Something really bugged me though. This idea kept nagging me. I saw it everywhere I looked, it was prevalent in conversations with women. I saw a very apparent need and I wanted to do something about it.
I couldn’t find many resources that bridged the gap between eating disorder recovery and finding identity in Christ. There were lots of books on secular eating disorder recovery and lots of books on finding identity and freedom in Christ, but very little of them reconciled the two.
Through the past year, I’ve been very open about my eating disorder testimony. I know women, yes even Christian women, struggle with finding the healthy trinity of eating, exercise, and body-image. It’s a struggle that is prevalent in and outside the four walls of the church.
So I set out to write a book that reconciled the two. A book I’m still working on. Then God gave me some opportunities to mentor women silently struggling with eating disorders.
It felt right. I didn’t have the weird feeling anymore. My life became part-time stay-at-home-spouse and part-time co-founder, mentor, writer, church volunteer, group exercise instructor, and piano teacher.
Having my Registered Nurse license created tension and an unceasing dialogue in my mind especially during that first year after moving. “I could be making good money right now instead of writing.” Who’s going to care what I have to say?” “At least nursing is a great back up plan.”
But this dialogue has exposed my root issues and true motives. Every time I went searching for a nursing job, ready to throw in the towel on writing and ministering, it was because I felt we needed more money. The enemy convinced me that I could easily solve all our problems with more money. Maybe we could move out of our apartment and live in a home or we could put more towards savings and retirement, I could build my resume for the future, we could have nicer things, etc.
Every time I severely wrestled with this internal dialogue, God kept making it clear that He has a different plan for my life. I would get an email from someone I’ve never met before reaching out for help. Or I would get a text from a woman in the community who was struggling with an eating disorder and needed a listening ear. Even a stranger I met at a Christmas party last year sat next to me and said, “God told me to tell you that you need to speak to women and bring to light the bondage of eating disorders.” And it’s not necessarily that I have anything new or original to say. But I have a unique lens that has been tailored by God through insight and experiences. I’m a vessel for His voice, not my own.

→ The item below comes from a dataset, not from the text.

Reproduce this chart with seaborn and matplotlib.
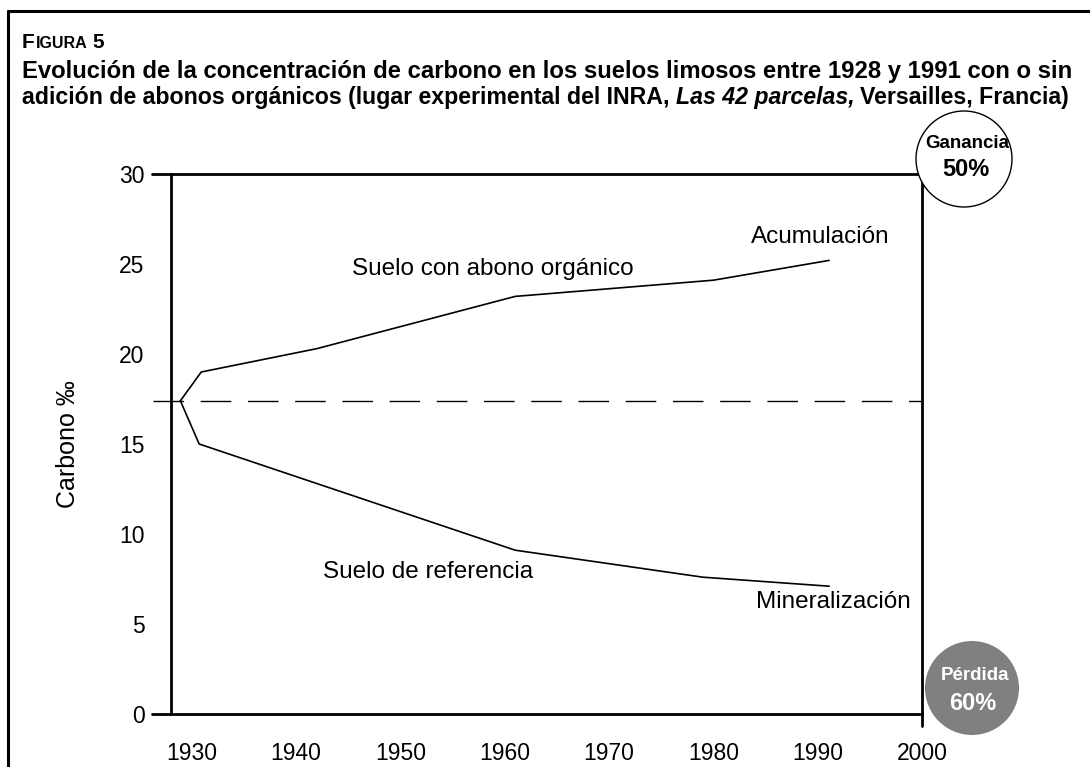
import pandas as pd
import matplotlib.pyplot as plt
import seaborn as sns
from matplotlib.lines import Line2D
from matplotlib.patches import Circle

# data
years_abono = [1928.9, 1930.9, 1942, 1961, 1980, 1991.1]
carbono_abono = [17.4, 19.0, 20.3, 23.2, 24.1, 25.2]
years_ref = [1928.9, 1930.7, 1961, 1979, 1991.1]
carbono_ref = [17.4, 15.0, 9.1, 7.6, 7.1]
nivel_inicial = 17.4
x_ticks = [1930, 1940, 1950, 1960, 1970, 1980, 1990, 2000]
y_ticks = [0, 5, 10, 15, 20, 25, 30]

df = pd.concat([
    pd.DataFrame({"anio": years_abono, "carbono": carbono_abono, "suelo": "abono"}),
    pd.DataFrame({"anio": years_ref, "carbono": carbono_ref, "suelo": "referencia"}),
])

sns.set_style("white")
plt.rcParams["font.family"] = ["Liberation Sans", "DejaVu Sans"]
plt.rcParams["text.color"] = "black"
plt.rcParams["axes.labelcolor"] = "black"

W, H = 1090, 767
fig = plt.figure(figsize=(10.9, 7.67), dpi=100)
ax = fig.add_axes([171 / W, 1 - 714 / H, (922 - 171) / W, (714 - 174) / H])

sns.lineplot(data=df, x="anio", y="carbono", units="suelo", estimator=None,
             sort=False, color="black", linewidth=1.2, ax=ax)
ax.plot([1926.3, 2000], [nivel_inicial, nivel_inicial], color="black",
        linewidth=1.0, dashes=(22, 12), clip_on=False)

ax.set_xlim(1928, 2000)
ax.set_ylim(0, 30)
ax.set_xticks(x_ticks)
ax.set_yticks(y_ticks)
ax.tick_params(axis="both", labelsize=16.5, colors="black", direction="out")
ax.tick_params(axis="x", length=11.5, width=1.0, pad=9)
ax.tick_params(axis="y", length=13, width=1.0, pad=6)
for s in ax.spines.values():
    s.set_color("black")
    s.set_linewidth(2.0)
ax.set_xlabel("")
ax.set_ylabel("Carbono ‰", fontsize=18, labelpad=28)
if ax.get_legend() is not None:
    ax.get_legend().remove()

# extend bottom/top lines to the left like the original
for yv in (0, 30):
    ax.add_line(Line2D([1926.2, 1928], [yv, yv], color="black", linewidth=2.0, clip_on=False))
ax.add_line(Line2D([2000, 2000], [0, -0.65], color="black", linewidth=2.0, clip_on=False))

lab = dict(fontsize=17.5, va="center")
ax.text(1945.4, 24.7, "Suelo con abono orgánico", **lab)
ax.text(1942.6, 7.9, "Suelo de referencia", **lab)
ax.text(1996.9, 26.5, "Acumulación", ha="right", **lab)
ax.text(1998.9, 6.2, "Mineralización", ha="right", **lab)

# circles
fig.patches.append(Circle((964, H - 159), 48, transform=None, facecolor="white",
                          edgecolor="black", linewidth=1.0, zorder=5))
fig.patches.append(Circle((972, H - 688), 47, transform=None, facecolor="#808080",
                          edgecolor="none", zorder=5))
fig.text(967 / W, 1 - 143 / H, "Ganancia", fontsize=13.5, weight="bold", ha="center", va="center", zorder=6)
fig.text(966 / W, 1 - 170 / H, "50%", fontsize=17, weight="bold", ha="center", va="center", zorder=6)
fig.text(975 / W, 1 - 675 / H, "Pérdida", fontsize=13.5, weight="bold", ha="center", va="center",
         color="white", zorder=6)
fig.text(973 / W, 1 - 703 / H, "60%", fontsize=17, weight="bold", ha="center", va="center",
         color="white", zorder=6)

# title
fa = fig.text(22 / W, 1 - 48 / H, "F", fontsize=15, weight="bold", va="baseline")
fig.canvas.draw()
x0 = fa.get_window_extent().x1
fb = fig.text((x0 + 1) / W, 1 - 48 / H, "IGURA", fontsize=11.5, weight="bold", va="baseline")
fig.canvas.draw()
x1 = fb.get_window_extent().x1
fig.text((x1 + 5) / W, 1 - 48 / H, "5", fontsize=15, weight="bold", va="baseline")
fig.text(22 / W, 1 - 78 / H,
         "Evolución de la concentración de carbono en los suelos limosos entre 1928 y 1991 con o sin",
         fontsize=17.2, weight="bold", va="baseline")
tfs2 = 16.7
t = fig.text(22 / W, 1 - 104 / H,
             "adición de abonos orgánicos (lugar experimental del INRA, ",
             fontsize=tfs2, weight="bold", va="baseline")
fig.canvas.draw()
bb = t.get_window_extent()
t2 = fig.text(bb.x1 / W, 1 - 104 / H, "Las 42 parcelas,", fontsize=tfs2, weight="bold",
              style="italic", va="baseline")
fig.canvas.draw()
bb2 = t2.get_window_extent()
fig.text((bb2.x1 + 6) / W, 1 - 104 / H, "Versailles, Francia)", fontsize=tfs2, weight="bold",
         va="baseline")

# figure frame (top and left)
fig.add_artist(Line2D([8 / W, 1.0], [1 - 11 / H, 1 - 11 / H], color="black", linewidth=2.2,
                      transform=fig.transFigure))
fig.add_artist(Line2D([8 / W, 8 / W], [0, 1 - 11 / H], color="black", linewidth=2.2,
                      transform=fig.transFigure))

fig.savefig("out.png", dpi=100)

I’ve prayed for over a year and sought wise counsel on this calling of mine. It took a season apart from pursuing a career to allow God to reveal his true call for me. And I believe that my calling may take on different forms throughout my lifetime. (It may take on the form of nursing at one point.) In retrospect, my primary motivation in pursuing nursing was selfish, I wanted it for the money and stability, it was something I had control over. God’s calling on my life is not about me. This calling is confusing, constantly transforming, and frankly scares me. As my mentor would say, “If it doesn’t scare you, then it’s probably not of God.” My calling scares me so I must be on the right track!

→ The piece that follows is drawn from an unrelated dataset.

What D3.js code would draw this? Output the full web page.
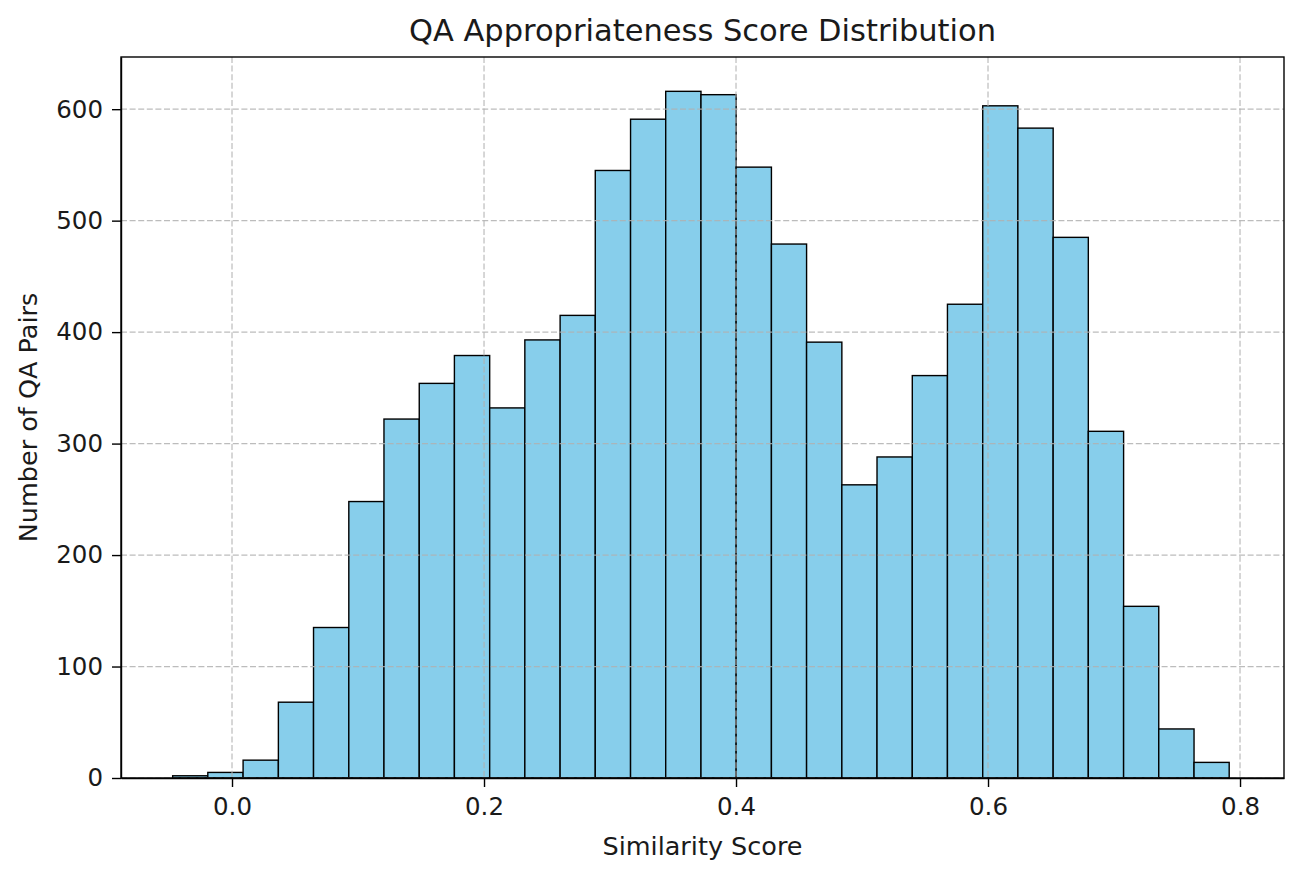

My final post in this blog series is titled, Physically I Will Be.
So the question is, “Where will I be?”
You’ll know where to find me, I’ll be fulfilling my calling.

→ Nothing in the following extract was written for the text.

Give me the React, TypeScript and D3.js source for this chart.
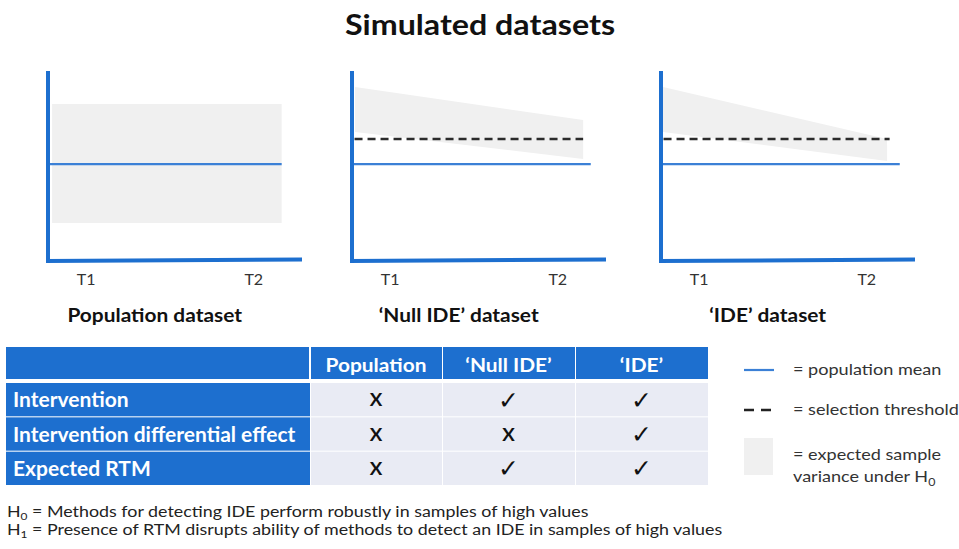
import * as d3 from "d3";
import type { ReactNode } from "react";

// panel data (values on a 0-100 scale, x in % of axis length)
const panelNames = ["Population dataset", "\u2018Null IDE\u2019 dataset", "\u2018IDE\u2019 dataset"];
const panelLeft = [48, 352, 661];
const meanValue = [51, 51, 51];
const meanEnd = [92, 94, 94];
const bandStart = [1.6, 1.2, 0.8];
const bandEnd = [92, 91, 89];
const bandTopT1 = [82.6, 91.6, 91.6];
const bandTopT2 = [82.6, 74.2, 64.2];
const bandBottomT1 = [20, 67.9, 67.9];
const bandBottomT2 = [20, 53.7, 52.6];
const thresholdValue = [null, 64.2, 64.2];
const thresholdEnd = [null, 91, 90];
const timeLabels = ["T1", "T2"];
const timePos = [15, 81];

// table data
const columnHeads = ["", "Population", "\u2018Null IDE\u2019", "\u2018IDE\u2019"];
const rowLabels = ["Intervention", "Intervention differential effect", "Expected RTM"];
const populationMarks = ["X", "X", "X"];
const nullIdeMarks = ["\u2713", "X", "\u2713"];
const ideMarks = ["\u2713", "\u2713", "\u2713"];

const legendLabels = ["= population mean", "= selection threshold", "= expected sample"];

const BLUE = "#1d6fcf";
const LINE_BLUE = "#3b80d6";
const FONT = "Lato, 'Open Sans', sans-serif";

// text stretched a little sideways, like the original slide
function T({
  x,
  y,
  size,
  sx = 1,
  anchor = "start",
  bold = false,
  fill = "#222",
  family = FONT,
  children,
}: {
  x: number;
  y: number;
  size: number;
  sx?: number;
  anchor?: string;
  bold?: boolean;
  fill?: string;
  family?: string;
  children: ReactNode;
}) {
  return (
    <text
      transform={`translate(${x},${y}) scale(${sx},1)`}
      textAnchor={anchor}
      fontSize={size}
      fontWeight={bold ? "bold" : "normal"}
      fill={fill}
      fontFamily={family}
    >
      {children}
    </text>
  );
}

function Panel({ i }: { i: number }) {
  const x0 = panelLeft[i];
  const x = d3.scaleLinear().domain([0, 100]).range([x0, x0 + 254]);
  const y = d3.scaleLinear().domain([0, 100]).range([261, 71]);
  const t = d3.scaleLinear().domain([bandStart[i], bandEnd[i]]).range([0, 1]);
  const band = d3
    .area<number>()
    .x((d) => x(d))
    .y0((d) => y(d3.interpolateNumber(bandBottomT1[i], bandBottomT2[i])(t(d))))
    .y1((d) => y(d3.interpolateNumber(bandTopT1[i], bandTopT2[i])(t(d))));
  const thr = thresholdValue[i];
  return (
    <g>
      <path d={band([bandStart[i], bandEnd[i]]) || ""} fill="#f0f0f0" />
      {thr !== null && (
        <line
          x1={x(1)}
          x2={x(thresholdEnd[i] as number)}
          y1={y(thr)}
          y2={y(thr)}
          stroke="#2b2b2b"
          strokeWidth={2.5}
          strokeDasharray="8,5"
        />
      )}
      <line x1={x(0)} x2={x(meanEnd[i])} y1={y(meanValue[i])} y2={y(meanValue[i])} stroke={LINE_BLUE} strokeWidth={2.2} />
      <line x1={x(0)} x2={x(0)} y1={y(0) + 2} y2={y(100)} stroke={BLUE} strokeWidth={4} />
      <line x1={x(0) - 2} x2={x(100)} y1={y(0)} y2={y(0) - 1.5} stroke={BLUE} strokeWidth={4} />
      {timeLabels.map((lab, k) => (
        <T key={lab} x={x(timePos[k])} y={285} size={16} anchor="middle" fill="#333">
          {lab}
        </T>
      ))}
      <T x={x(42)} y={322} size={18} sx={1.16} anchor="middle" bold fill="#111">
        {panelNames[i]}
      </T>
    </g>
  );
}

export default function App() {
  const colX = [6, 310, 442, 575, 708];
  const headTop = 347;
  const headBottom = 379;
  const rowY = d3.scaleBand<number>().domain([0, 1, 2]).range([383, 485]).paddingInner(0.03);
  const marks = [populationMarks, nullIdeMarks, ideMarks];

  return (
    <svg width={959} height={549} style={{ position: "absolute", left: 0, top: 0, background: "#fff" }}>
      <T x={480} y={35} size={28} sx={1.15} anchor="middle" bold fill="#111">
        Simulated datasets
      </T>
      {panelNames.map((_, i) => (
        <Panel key={i} i={i} />
      ))}

      {/* table header */}
      {columnHeads.map((h, c) => (
        <g key={"h" + c}>
          <rect x={colX[c] + (c ? 1 : 0)} y={headTop} width={colX[c + 1] - colX[c] - 1} height={headBottom - headTop} fill={BLUE} />
          <T x={(colX[c] + colX[c + 1]) / 2} y={372} size={18} sx={1.16} anchor="middle" bold fill="#fff">
            {h}
          </T>
        </g>
      ))}
      {/* table rows */}
      {rowLabels.map((r, k) => {
        const top = rowY(k) as number;
        const h = rowY.bandwidth();
        return (
          <g key={r}>
            <rect x={colX[0]} y={top} width={colX[1] - colX[0]} height={h} fill={BLUE} />
            <T x={13} y={top + h / 2 + 7.5} size={20} sx={1.05} bold fill="#fff">
              {r}
            </T>
            {marks.map((m, c) => (
              <g key={c}>
                <rect x={colX[c + 1] + 1} y={top} width={colX[c + 2] - colX[c + 1] - 1} height={h} fill="#e9ebf4" />
                {m[k] === "X" ? (
                  <T x={(colX[c + 1] + colX[c + 2]) / 2} y={top + h / 2 + 6.5} size={17} sx={1.1} anchor="middle" bold fill="#111">
                    X
                  </T>
                ) : (
                  <T
                    x={(colX[c + 1] + colX[c + 2]) / 2}
                    y={top + h / 2 + 9}
                    size={25}
                    anchor="middle"
                    bold
                    fill="#111"
                    family="'DejaVu Sans', sans-serif"
                  >
                    {m[k]}
                  </T>
                )}
              </g>
            ))}
          </g>
        );
      })}

      {/* legend */}
      <line x1={744} x2={774} y1={370} y2={370} stroke={LINE_BLUE} strokeWidth={2.2} />
      <line x1={744} x2={773} y1={410} y2={410} stroke="#222" strokeWidth={2.5} strokeDasharray="10,7" />
      <rect x={744} y={438} width={29} height={37} fill="#f0f0f0" />
      {legendLabels.map((l, k) => (
        <T key={l} x={793} y={[375, 415, 460][k]} size={16} sx={1.13} fill="#333">
          {l}
        </T>
      ))}
      <T x={793} y={482} size={16} sx={1.13} fill="#333">
        variance under H<tspan fontSize={11} dy={4}>0</tspan>
      </T>

      {/* hypotheses */}
      <T x={7} y={517} size={15} sx={1.19}>
        H<tspan fontSize={10} dy={3}>0</tspan>
        <tspan dy={-3}> = Methods for detecting IDE perform robustly in samples of high values</tspan>
      </T>
      <T x={7} y={535} size={15} sx={1.19}>
        H<tspan fontSize={10} dy={3}>1</tspan>
        <tspan dy={-3}> = Presence of RTM disrupts ability of methods to detect an IDE in samples of high values</tspan>
      </T>
    </svg>
  );
}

(Disclaimer: If you are called to be a Registered Nurse, I applaud you! I personally know what it takes to get through a nursing program. And I’ve seen first-hand what you go through every time you step into work. I’ve met many women that are called into nursing and they are rocking it! I’m not encouraging every woman to quit their careers and do what I did. This situation is unique to me and what I felt the Holy Spirit leading me to, each situation is different. The best advice I can give you is to be sensitive to the prompting of the Holy Spirit, He will ultimately guide you.)